I can’t just take some training material and “globalize it.” Well, I could, but it would be highly ineffective and counterproductive, costing a company and learners hundreds of wasted hours, and resulting in learning gaps that would incite major problems down the line for other departments that would have to clean up my mess (IT, Customer Service, Quality, and more). Because I have rolled out training to various groups so many times, I now have a solid grasp of multiple global and internal corporate cultures, and how to ensure they are learning effectively. Even so, I wouldn’t do a mass rollout to all of them at once. It would be irresponsible, like just ditching SWOT or risk mitigation, and outright inviting problems to come on in down the road. But my little two week process to understand a locale, then adapt or build training targeted to them (and/or in their language), means I get to see immediate results when it is launched.
If I truly know my audience, whether I am adapting current / legacy training or building it from scratch, I already know design and layout considerations that need to shift to be effective for each group.
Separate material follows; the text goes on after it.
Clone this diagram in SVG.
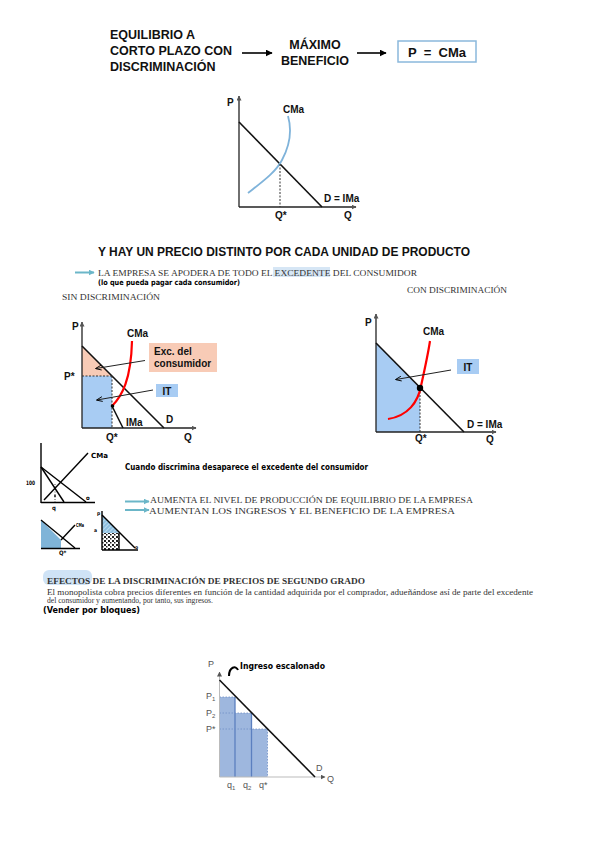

And I spend almost zero time going back and “fixing it,” which allows me to launch locale two, three, and so on, in succession. It may take a couple of years to fully globalize a learning program, but it would be done on a solid foundation that caused all locales to feel honored, to feel as if this was “made for them” (because it is), and that trust is an upward spiral — cognitively putting them in a space to welcome the learning instead of resisting change. This embeds change management into the training system, and fosters epistemic curiosity over information seeking—but that’s going to have to be another series of articles for another day.
At the end of the day, I don’t globalize learning — I localize multiple learning experiences. And this localization isn’t just about adjusting content — it’s about adjusting perspective. When we see the learner’s world as valid, valuable, and different from ours, we stop designing didactically from above and start designing purposefully alongside. That’s where real learning begins.
The truth is: we can’t “scale understanding” if we’re not willing to slow down enough to understand whom we’re scaling for. Globalization is not just a language barrier problem — it’s a human one — so localization becomes the foundation for its success. For learning to take root, investment has to be deep, and it has to be personal. Localization done right doesn’t stop at making training “accessible.” It makes it absorbed. Integrated. Owned. My audience is wholly invested.
If I am going to expand a learning program successfully, or any program for that matter, I am absolutely going to make sure my foundation is rock solid. My goto mantra that steadfastly guides me in these endeavors?
Globalization scales content — localization scales understanding.